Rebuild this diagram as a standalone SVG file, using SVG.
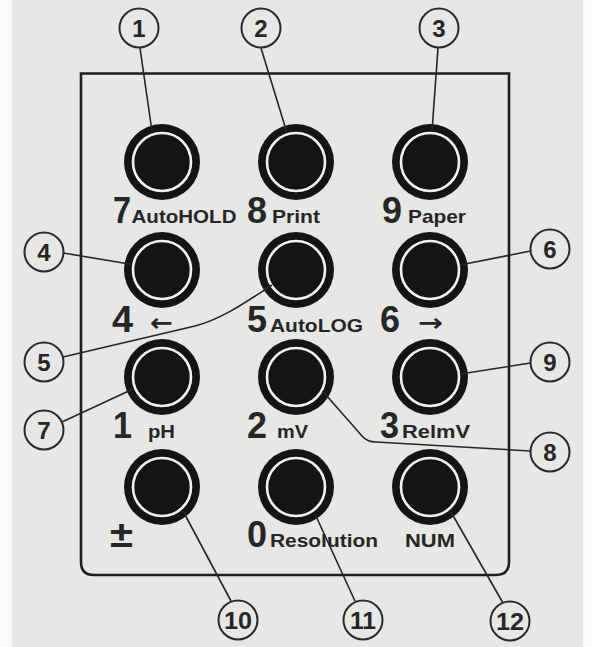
<svg xmlns="http://www.w3.org/2000/svg" width="592" height="647" viewBox="0 0 592 647">
<style>
.bg{fill:#e7e7e6}
.frame{fill:none;stroke:#1e1e1e;stroke-width:2.6}
.btn-out{fill:#141414}
.btn-ring{fill:none;stroke:#f2f2f2;stroke-width:2.6}
.callout{fill:none;stroke:#2a2a2a;stroke-width:2}
.lead{fill:none;stroke:#262626;stroke-width:1.6}
.num{font-family:"Liberation Sans",Arial,sans-serif;font-weight:bold;font-size:24px;fill:#262626;text-anchor:middle}
.big{font-family:"Liberation Sans",Arial,sans-serif;font-weight:bold;font-size:37px;fill:#262626}
.small{font-family:"Liberation Sans",Arial,sans-serif;font-weight:bold;font-size:18.5px;fill:#262626}
.arrow{font-family:"DejaVu Sans",sans-serif;font-weight:bold;font-size:24px;fill:#262626}
</style>
<defs>
<g id="button">
<circle r="38" class="btn-out"/>
<circle r="29" class="btn-ring"/>
</g>
</defs>
<rect x="0" y="0" width="592" height="647" fill="#fbfbfb"/>
<rect class="bg" x="12" y="0" width="571" height="647"/>
<path id="panel" class="frame" d="M81 73.5 H509 V562 Q509 575 496 575 H94 Q81 575 81 562 Z"/>

<g id="key7"><use href="#button" x="162" y="162"/><text class="big" x="113" y="223" textLength="18" lengthAdjust="spacingAndGlyphs">7</text><text class="small" x="131.5" y="223" textLength="105" lengthAdjust="spacingAndGlyphs">AutoHOLD</text></g>
<g id="key8"><use href="#button" x="296" y="162"/><text class="big" x="247" y="223" textLength="20" lengthAdjust="spacingAndGlyphs">8</text><text class="small" x="272" y="223" textLength="48" lengthAdjust="spacingAndGlyphs">Print</text></g>
<g id="key9"><use href="#button" x="430" y="162"/><text class="big" x="382" y="223" textLength="20" lengthAdjust="spacingAndGlyphs">9</text><text class="small" x="408" y="223" textLength="58" lengthAdjust="spacingAndGlyphs">Paper</text></g>

<g id="key4"><use href="#button" x="162" y="270"/><text class="big" x="112" y="332" textLength="21" lengthAdjust="spacingAndGlyphs">4</text><text class="arrow" x="150" y="331" textLength="23" lengthAdjust="spacingAndGlyphs">←</text></g>
<g id="key5"><use href="#button" x="296" y="270"/><text class="big" x="247" y="332" textLength="20" lengthAdjust="spacingAndGlyphs">5</text><text class="small" x="270" y="332" textLength="93" lengthAdjust="spacingAndGlyphs">AutoLOG</text></g>
<g id="key6"><use href="#button" x="430" y="270"/><text class="big" x="380" y="332" textLength="20" lengthAdjust="spacingAndGlyphs">6</text><text class="arrow" x="418" y="331" textLength="25" lengthAdjust="spacingAndGlyphs">→</text></g>

<g id="key1"><use href="#button" x="162" y="377"/><text class="big" x="113" y="438" textLength="19" lengthAdjust="spacingAndGlyphs">1</text><text class="small" x="148" y="438" textLength="27" lengthAdjust="spacingAndGlyphs">pH</text></g>
<g id="key2"><use href="#button" x="296" y="377"/><text class="big" x="247" y="438" textLength="20" lengthAdjust="spacingAndGlyphs">2</text><text class="small" x="277" y="438" textLength="31" lengthAdjust="spacingAndGlyphs">mV</text></g>
<g id="key3"><use href="#button" x="430" y="377"/><text class="big" x="380" y="438" textLength="19" lengthAdjust="spacingAndGlyphs">3</text><text class="small" x="402" y="438" textLength="68" lengthAdjust="spacingAndGlyphs">RelmV</text></g>

<g id="keyPM"><use href="#button" x="162" y="487"/><text class="big" x="110" y="547" textLength="23" lengthAdjust="spacingAndGlyphs">±</text></g>
<g id="key0"><use href="#button" x="296" y="487"/><text class="big" x="247" y="547" textLength="20" lengthAdjust="spacingAndGlyphs">0</text><text class="small" x="270" y="547" textLength="108" lengthAdjust="spacingAndGlyphs">Resolution</text></g>
<g id="keyNUM"><use href="#button" x="430" y="487"/><text class="small" x="405" y="547" textLength="50" lengthAdjust="spacingAndGlyphs">NUM</text></g>

<g id="connectors">
<path class="lead" d="M140 48 L152 131.5"/>
<path class="lead" d="M261 48 L287 133"/>
<path class="lead" d="M438 48 L432 131.5"/>
<path class="lead" d="M63.5 253 L132 264.5"/>
<path class="lead" d="M63 357 L195 326 C222 319 246 302 272 285"/>
<path class="lead" d="M530.5 251 L460 265"/>
<path class="lead" d="M530.5 363 L460.5 374"/>
<path class="lead" d="M62 422 L133 389"/>
<path class="lead" d="M322.5 391 L362 436 Q367 442 376 442 L530.5 451"/>
<path class="lead" d="M183 511 L231 601"/>
<path class="lead" d="M315 514 L355 601"/>
<path class="lead" d="M451 512 L503 603"/>
</g>

<g id="c1"><circle class="callout" cx="139" cy="28" r="19.5"/><text class="num" x="139" y="36.5">1</text></g>
<g id="c2"><circle class="callout" cx="261" cy="28" r="19.5"/><text class="num" x="261" y="36.5">2</text></g>
<g id="c3"><circle class="callout" cx="439" cy="28" r="19.5"/><text class="num" x="439" y="36.5">3</text></g>
<g id="c4"><circle class="callout" cx="44" cy="252" r="19.5"/><text class="num" x="44" y="260.5">4</text></g>
<g id="c5"><circle class="callout" cx="44" cy="362" r="19.5"/><text class="num" x="44" y="370.5">5</text></g>
<g id="c6"><circle class="callout" cx="550" cy="249" r="19.5"/><text class="num" x="550" y="257.5">6</text></g>
<g id="c7"><circle class="callout" cx="44" cy="430" r="19.5"/><text class="num" x="44" y="438.5">7</text></g>
<g id="c8"><circle class="callout" cx="550" cy="452" r="19.5"/><text class="num" x="550" y="460.5">8</text></g>
<g id="c9"><circle class="callout" cx="550" cy="362" r="19.5"/><text class="num" x="550" y="370.5">9</text></g>
<g id="c10"><circle class="callout" cx="238" cy="620" r="19.5"/><text class="num" x="238" y="628.5" textLength="28" lengthAdjust="spacingAndGlyphs">10</text></g>
<g id="c11"><circle class="callout" cx="363" cy="620" r="19.5"/><text class="num" x="363" y="628.5" textLength="26" lengthAdjust="spacingAndGlyphs">11</text></g>
<g id="c12"><circle class="callout" cx="510" cy="621" r="19.5"/><text class="num" x="510" y="629.5" textLength="28" lengthAdjust="spacingAndGlyphs">12</text></g>
</svg>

### Job
Without the pictures, please reproduce each line of the listing above exactly, from the first one through the line bearing "73.5 H509 V562".

### Answer to this problem
Rebuild this diagram as a standalone SVG file, using SVG.
<svg xmlns="http://www.w3.org/2000/svg" width="592" height="647" viewBox="0 0 592 647">
<style>
.bg{fill:#e7e7e6}
.frame{fill:none;stroke:#1e1e1e;stroke-width:2.6}
.btn-out{fill:#141414}
.btn-ring{fill:none;stroke:#f2f2f2;stroke-width:2.6}
.callout{fill:none;stroke:#2a2a2a;stroke-width:2}
.lead{fill:none;stroke:#262626;stroke-width:1.6}
.num{font-family:"Liberation Sans",Arial,sans-serif;font-weight:bold;font-size:24px;fill:#262626;text-anchor:middle}
.big{font-family:"Liberation Sans",Arial,sans-serif;font-weight:bold;font-size:37px;fill:#262626}
.small{font-family:"Liberation Sans",Arial,sans-serif;font-weight:bold;font-size:18.5px;fill:#262626}
.arrow{font-family:"DejaVu Sans",sans-serif;font-weight:bold;font-size:24px;fill:#262626}
</style>
<defs>
<g id="button">
<circle r="38" class="btn-out"/>
<circle r="29" class="btn-ring"/>
</g>
</defs>
<rect x="0" y="0" width="592" height="647" fill="#fbfbfb"/>
<rect class="bg" x="12" y="0" width="571" height="647"/>
<path id="panel" class="frame" d="M81 73.5 H509 V562 Q509 575 496 575 H94 Q81 575 81 562 Z"/>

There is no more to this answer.